Leonardo Villalon of the Sahel Research Group says on his most recent visit to Burkina Faso, he was struck by how deep the conflict had set in.
"Once things degenerate to a certain point, the social fabric and the networks of support degenerate too. The sense of resilience is destroyed," he says. "That was my worry when I traveled there earlier this year. Unfortunately, I think we might already be there in Burkina. There's still a window of opportunity for some kind of intervention, but it's getting more difficult every day."
The NRC's Wanless says she still sees reasons for hope.
"You can see here that despair has not yet become entrenched. And we see that there is an opportunity for the world to do more to end the suffering in Burkina Faso before it ends up as one of these protracted crises, on the very long list of countries around the world who are just stuck in cycles of despair," Wanless says.
The report appeals to humanitarian groups to invest "in-country," especially in seasoned leaders and infrastructure. It urges them to broaden their advocacy efforts and find new donors, as well as expand access to the country for journalists and observers.

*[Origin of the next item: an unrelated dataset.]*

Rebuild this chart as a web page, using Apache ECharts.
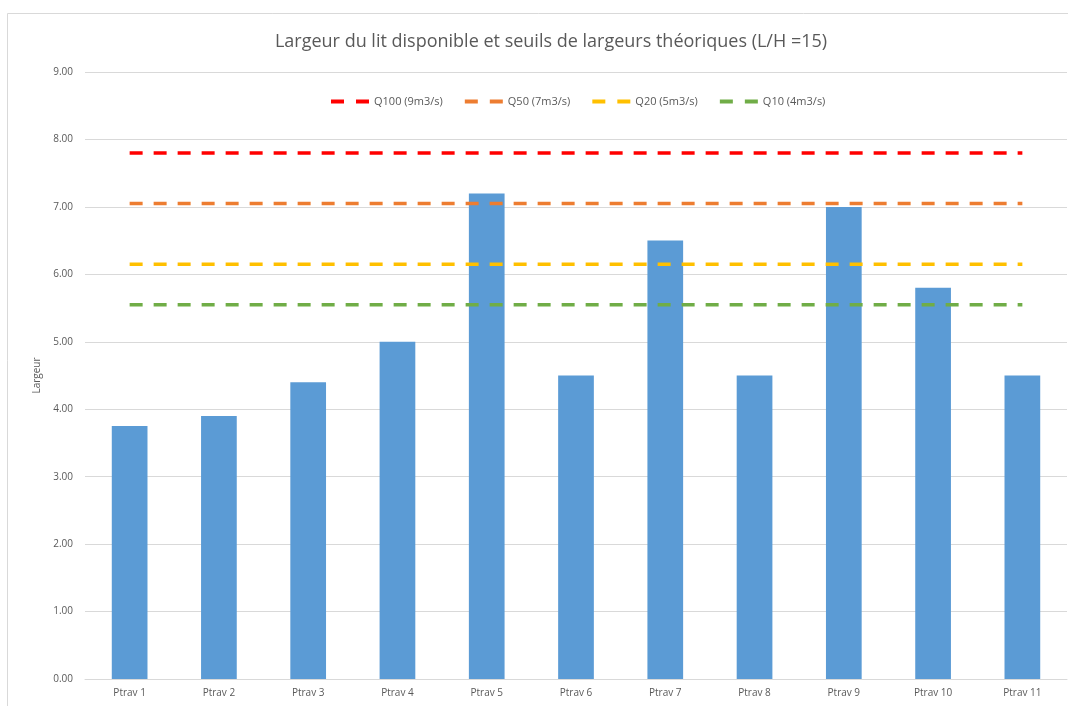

Ultimately, Wanles says, it requires popular and political will.
"This neglect is not an accident. It's not inevitable. It's a choice. So we can choose to end this neglect," she says.
Viviane Paré Nabié, the Burkinabe health worker, is grateful for any progress in raising the world's awareness. But she also says the message needs to reach her countrymen in Burkina Faso – a nation whose name translates roughly to "land of the honest men."
"I'm really surprised about what is going on in my country," she says. "I think we need to come back to our country's name: 'le pays des hommes intègres.' In French that means the country of honest people. That's the meaning of Burkina Faso. So where is our honesty currently? Honesty from the Burkinabe people and honesty from the international community?"